Jean-Baptiste, a survivor of the 1994 Rwandan genocide, wants his story told and remembered. I had the privilege to sit in his home and listen. Listen.
It started with house burnings. Then cattle thefts. Then machete hacks and seven days in a pit, praying, surrounded by the dying and the dead. Ten siblings among the 800,000 lives lost. Jean-Baptiste says he is grateful now for life, but never free of pain.
He builds the future by teaching his children a different way, acceptance and even love towards all. He tells his story as a form of healing. But, he says troubled, he once met some visiting “white people,” Westerners, who do not believe his story.
I’m completely stunned. Yes, some deny the Holocaust – Lord, have mercy – but those horrific crimes were not televised like the Rwandan genocide. Did these white people somehow miss the unfolding genocide on global TV news? Are they hard-core media skeptics? Or too young to remember?
Jean-Baptiste himself does not get much international news, and he implies that he sees mass slaughter as unique to Rwanda. In this view, perhaps genocide is completely new to the visitors, something never seen or heard. Perhaps that is why these white people failed to believe.

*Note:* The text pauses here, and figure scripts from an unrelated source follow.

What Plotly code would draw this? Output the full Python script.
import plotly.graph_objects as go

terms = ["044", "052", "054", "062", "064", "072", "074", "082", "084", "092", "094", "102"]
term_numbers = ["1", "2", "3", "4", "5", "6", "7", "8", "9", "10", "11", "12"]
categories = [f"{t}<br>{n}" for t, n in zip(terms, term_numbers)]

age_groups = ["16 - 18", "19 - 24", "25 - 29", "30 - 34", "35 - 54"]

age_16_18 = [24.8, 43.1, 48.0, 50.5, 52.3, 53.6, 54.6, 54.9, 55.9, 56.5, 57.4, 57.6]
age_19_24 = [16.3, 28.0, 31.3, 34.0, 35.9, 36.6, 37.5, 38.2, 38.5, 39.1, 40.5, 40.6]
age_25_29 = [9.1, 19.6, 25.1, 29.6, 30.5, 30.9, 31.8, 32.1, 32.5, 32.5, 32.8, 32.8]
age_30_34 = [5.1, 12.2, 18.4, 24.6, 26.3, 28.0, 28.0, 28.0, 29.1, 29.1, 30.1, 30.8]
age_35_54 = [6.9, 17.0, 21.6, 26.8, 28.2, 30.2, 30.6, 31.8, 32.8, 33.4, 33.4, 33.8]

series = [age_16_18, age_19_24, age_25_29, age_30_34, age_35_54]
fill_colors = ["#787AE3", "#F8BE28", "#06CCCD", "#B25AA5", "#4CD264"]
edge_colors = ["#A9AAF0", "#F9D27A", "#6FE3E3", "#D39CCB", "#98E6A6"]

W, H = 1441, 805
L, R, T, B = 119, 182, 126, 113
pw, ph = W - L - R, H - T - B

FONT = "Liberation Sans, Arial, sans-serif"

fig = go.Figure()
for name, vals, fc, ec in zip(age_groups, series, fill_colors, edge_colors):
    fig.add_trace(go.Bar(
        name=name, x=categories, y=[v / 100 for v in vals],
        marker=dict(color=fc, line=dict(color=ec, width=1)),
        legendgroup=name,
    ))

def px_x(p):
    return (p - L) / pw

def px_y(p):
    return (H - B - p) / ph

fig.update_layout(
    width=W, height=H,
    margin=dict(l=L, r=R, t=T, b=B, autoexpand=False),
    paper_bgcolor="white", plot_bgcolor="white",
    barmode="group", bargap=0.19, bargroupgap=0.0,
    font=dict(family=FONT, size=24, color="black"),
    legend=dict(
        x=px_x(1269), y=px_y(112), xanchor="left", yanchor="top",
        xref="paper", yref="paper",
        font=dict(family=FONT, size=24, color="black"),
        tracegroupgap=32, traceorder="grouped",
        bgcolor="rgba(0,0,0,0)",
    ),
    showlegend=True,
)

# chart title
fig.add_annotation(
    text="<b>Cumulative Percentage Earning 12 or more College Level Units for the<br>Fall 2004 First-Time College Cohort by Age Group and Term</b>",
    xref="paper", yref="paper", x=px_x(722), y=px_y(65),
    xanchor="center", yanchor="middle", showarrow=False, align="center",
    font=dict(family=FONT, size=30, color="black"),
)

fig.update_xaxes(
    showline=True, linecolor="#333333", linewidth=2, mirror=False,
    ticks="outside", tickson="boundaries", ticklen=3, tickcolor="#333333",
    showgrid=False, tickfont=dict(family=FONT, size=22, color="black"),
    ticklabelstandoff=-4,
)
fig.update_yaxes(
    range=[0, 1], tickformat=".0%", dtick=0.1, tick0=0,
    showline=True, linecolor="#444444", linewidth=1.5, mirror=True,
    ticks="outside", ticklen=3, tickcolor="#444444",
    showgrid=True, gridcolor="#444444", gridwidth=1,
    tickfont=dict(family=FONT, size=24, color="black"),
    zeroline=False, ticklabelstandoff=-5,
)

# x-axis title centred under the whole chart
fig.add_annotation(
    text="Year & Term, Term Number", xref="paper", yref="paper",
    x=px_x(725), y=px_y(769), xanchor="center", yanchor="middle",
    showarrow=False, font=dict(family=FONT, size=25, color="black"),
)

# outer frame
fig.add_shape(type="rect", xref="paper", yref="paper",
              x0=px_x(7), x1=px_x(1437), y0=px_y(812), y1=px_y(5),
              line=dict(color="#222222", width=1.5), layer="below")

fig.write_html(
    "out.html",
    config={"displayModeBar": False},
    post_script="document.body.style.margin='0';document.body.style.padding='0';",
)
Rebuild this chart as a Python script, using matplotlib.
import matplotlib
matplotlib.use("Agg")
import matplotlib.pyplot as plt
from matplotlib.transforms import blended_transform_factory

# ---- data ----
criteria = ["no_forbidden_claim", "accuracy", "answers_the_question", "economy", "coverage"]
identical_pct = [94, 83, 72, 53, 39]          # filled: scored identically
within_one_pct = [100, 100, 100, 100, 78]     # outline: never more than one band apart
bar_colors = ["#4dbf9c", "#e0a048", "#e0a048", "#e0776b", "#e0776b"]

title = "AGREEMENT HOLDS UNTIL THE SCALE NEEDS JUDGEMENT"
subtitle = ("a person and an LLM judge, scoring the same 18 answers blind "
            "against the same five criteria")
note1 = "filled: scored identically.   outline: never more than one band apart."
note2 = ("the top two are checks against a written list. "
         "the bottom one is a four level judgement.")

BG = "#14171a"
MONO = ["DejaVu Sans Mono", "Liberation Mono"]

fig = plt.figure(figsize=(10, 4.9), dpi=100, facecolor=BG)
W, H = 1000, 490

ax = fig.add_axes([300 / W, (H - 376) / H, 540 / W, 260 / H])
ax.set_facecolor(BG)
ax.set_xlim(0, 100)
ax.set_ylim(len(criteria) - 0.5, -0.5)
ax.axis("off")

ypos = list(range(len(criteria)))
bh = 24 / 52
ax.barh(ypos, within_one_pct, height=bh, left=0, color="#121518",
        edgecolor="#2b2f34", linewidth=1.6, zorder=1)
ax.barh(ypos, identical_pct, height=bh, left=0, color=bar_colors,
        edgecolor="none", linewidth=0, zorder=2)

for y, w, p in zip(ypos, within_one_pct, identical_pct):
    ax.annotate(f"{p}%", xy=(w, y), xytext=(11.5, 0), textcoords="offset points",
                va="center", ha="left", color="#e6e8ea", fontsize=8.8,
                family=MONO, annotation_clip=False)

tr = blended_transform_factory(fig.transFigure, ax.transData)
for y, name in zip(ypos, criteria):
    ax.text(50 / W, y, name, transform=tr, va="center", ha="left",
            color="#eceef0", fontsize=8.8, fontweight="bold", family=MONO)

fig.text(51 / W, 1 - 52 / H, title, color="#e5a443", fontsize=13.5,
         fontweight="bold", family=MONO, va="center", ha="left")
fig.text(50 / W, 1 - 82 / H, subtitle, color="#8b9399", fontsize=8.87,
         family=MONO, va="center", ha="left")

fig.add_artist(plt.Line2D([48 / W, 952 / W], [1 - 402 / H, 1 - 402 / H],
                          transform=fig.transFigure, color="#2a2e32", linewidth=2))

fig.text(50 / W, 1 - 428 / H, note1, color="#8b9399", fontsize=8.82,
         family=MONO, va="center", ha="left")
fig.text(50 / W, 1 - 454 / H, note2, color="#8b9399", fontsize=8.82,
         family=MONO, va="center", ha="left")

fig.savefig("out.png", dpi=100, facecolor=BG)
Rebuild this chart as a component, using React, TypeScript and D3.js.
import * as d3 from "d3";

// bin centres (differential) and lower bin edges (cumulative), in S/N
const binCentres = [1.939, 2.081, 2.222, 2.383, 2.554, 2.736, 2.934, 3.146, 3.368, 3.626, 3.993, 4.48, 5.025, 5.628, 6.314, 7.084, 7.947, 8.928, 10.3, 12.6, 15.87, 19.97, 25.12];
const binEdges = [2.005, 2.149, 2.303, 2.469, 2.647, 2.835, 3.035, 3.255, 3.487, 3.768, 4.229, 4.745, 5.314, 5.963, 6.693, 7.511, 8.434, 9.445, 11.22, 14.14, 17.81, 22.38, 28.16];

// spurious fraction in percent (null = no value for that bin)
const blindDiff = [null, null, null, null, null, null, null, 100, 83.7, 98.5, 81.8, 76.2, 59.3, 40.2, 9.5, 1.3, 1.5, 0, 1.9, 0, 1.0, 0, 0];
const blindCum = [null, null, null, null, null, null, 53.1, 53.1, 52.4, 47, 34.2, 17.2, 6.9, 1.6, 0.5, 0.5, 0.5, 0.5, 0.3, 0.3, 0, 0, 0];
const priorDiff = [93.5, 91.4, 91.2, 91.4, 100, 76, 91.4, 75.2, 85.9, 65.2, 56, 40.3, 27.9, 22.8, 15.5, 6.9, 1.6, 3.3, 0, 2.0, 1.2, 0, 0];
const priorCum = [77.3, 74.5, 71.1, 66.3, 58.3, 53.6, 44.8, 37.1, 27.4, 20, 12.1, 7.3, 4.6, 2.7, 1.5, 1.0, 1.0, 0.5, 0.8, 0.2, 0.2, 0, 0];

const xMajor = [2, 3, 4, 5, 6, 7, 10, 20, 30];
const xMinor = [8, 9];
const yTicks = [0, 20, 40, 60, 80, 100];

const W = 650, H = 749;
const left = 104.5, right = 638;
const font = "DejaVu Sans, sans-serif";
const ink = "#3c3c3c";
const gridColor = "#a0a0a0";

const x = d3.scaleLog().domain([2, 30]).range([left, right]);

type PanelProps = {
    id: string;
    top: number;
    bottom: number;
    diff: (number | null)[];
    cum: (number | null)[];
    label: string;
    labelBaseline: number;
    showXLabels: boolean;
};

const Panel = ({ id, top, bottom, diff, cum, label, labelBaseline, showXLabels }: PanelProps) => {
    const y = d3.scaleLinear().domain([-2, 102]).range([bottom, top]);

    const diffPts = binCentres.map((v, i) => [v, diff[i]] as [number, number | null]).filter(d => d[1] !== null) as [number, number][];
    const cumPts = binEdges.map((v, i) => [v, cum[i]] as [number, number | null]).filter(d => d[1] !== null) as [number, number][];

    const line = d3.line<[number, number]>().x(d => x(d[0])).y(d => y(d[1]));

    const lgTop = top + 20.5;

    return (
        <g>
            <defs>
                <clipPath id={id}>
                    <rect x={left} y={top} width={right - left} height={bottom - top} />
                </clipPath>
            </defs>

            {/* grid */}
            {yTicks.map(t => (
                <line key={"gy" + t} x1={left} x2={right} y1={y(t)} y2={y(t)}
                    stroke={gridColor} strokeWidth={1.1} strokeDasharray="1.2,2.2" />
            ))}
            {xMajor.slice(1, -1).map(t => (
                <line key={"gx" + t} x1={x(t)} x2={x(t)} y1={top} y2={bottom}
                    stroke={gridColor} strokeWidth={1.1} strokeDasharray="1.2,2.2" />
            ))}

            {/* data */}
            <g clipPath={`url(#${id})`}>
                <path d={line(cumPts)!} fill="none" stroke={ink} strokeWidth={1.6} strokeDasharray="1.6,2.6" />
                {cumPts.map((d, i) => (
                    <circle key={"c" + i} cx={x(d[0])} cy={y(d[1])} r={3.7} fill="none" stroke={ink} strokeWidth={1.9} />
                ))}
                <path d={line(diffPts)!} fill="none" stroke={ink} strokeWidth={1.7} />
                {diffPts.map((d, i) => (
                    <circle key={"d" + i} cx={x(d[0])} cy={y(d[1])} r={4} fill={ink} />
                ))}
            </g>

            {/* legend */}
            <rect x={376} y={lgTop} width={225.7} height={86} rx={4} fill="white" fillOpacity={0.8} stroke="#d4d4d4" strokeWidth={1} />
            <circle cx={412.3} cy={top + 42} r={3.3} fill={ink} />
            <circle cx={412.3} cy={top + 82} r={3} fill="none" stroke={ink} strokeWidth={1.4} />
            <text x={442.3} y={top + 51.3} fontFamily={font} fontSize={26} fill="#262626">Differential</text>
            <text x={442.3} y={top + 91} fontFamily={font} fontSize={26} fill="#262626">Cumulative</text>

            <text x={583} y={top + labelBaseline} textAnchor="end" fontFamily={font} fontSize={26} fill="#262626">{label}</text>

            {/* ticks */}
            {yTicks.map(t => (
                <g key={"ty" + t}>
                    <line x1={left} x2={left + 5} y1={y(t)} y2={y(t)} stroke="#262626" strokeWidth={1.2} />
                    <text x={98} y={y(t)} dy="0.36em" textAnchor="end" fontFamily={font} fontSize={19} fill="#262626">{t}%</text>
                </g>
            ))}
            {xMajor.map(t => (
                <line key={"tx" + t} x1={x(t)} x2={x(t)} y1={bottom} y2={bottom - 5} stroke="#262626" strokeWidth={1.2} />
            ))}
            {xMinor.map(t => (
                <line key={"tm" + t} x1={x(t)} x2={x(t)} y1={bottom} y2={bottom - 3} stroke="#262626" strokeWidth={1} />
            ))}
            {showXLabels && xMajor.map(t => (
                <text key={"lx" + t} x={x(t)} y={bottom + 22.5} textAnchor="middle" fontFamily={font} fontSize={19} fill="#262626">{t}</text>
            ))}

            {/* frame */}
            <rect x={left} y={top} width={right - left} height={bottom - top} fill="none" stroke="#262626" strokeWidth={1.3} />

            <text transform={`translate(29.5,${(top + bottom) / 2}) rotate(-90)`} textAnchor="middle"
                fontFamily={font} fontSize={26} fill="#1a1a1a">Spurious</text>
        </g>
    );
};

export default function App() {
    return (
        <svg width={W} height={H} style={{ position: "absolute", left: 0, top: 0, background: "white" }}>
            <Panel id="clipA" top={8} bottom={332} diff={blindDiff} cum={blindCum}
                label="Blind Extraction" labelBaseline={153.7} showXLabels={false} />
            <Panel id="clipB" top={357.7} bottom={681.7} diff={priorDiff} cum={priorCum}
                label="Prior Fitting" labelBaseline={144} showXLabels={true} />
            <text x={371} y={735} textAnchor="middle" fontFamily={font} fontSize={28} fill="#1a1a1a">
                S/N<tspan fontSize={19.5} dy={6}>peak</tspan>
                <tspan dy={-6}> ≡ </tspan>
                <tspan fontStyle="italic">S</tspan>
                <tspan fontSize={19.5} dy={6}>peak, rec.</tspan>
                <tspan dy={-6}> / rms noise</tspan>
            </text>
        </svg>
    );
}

However I need a different theory, because I believe that most white Westerners are plugged into a steady stream of media. Being uninformed about genocide seems unlikely, especially among those who travel. It seems more likely that these white people believed with their minds, but not with their humanity. I ask myself, where did the humanity fail?
Were these white people among those who truly feel the pain of faraway tragedies, but get so overwhelmed by the world’s repetitive bloodletting and grief that their hearts eventually go numb?
Or … did these white people keep Jean-Baptiste’s story at a distance because it was uncomfortably similar to their own? Did they recognize their own society’s past – or future – in his story of mass murder? Are their own people perpetrators? Or victims?
Or … did these white people simply remain unresponsive, leaving Jean-Baptiste to wonder: If a fellow human being has not tried to help me in an emergency, have they really ‘believe’ that the emergency happened? Can true ‘belief’ exist without solidarity and action?
I will never know the answer. It was not the right moment to ask Jean-Baptiste for more explanation. All I know is that in his experience, the whiteness of these visitors was directly related to their failure to believe.
There was only enough time for me to tell Jean-Baptiste that I was very sorry he met some white people who did not respect his story…that I know other white people who do believe and respect it…and that I am one of them.
I remain deeply grateful to Jean-Baptiste for inviting me, with a small group of friends, into his home earlier this year. It has taken me several months to ‘process’ the experience. And I will not forget.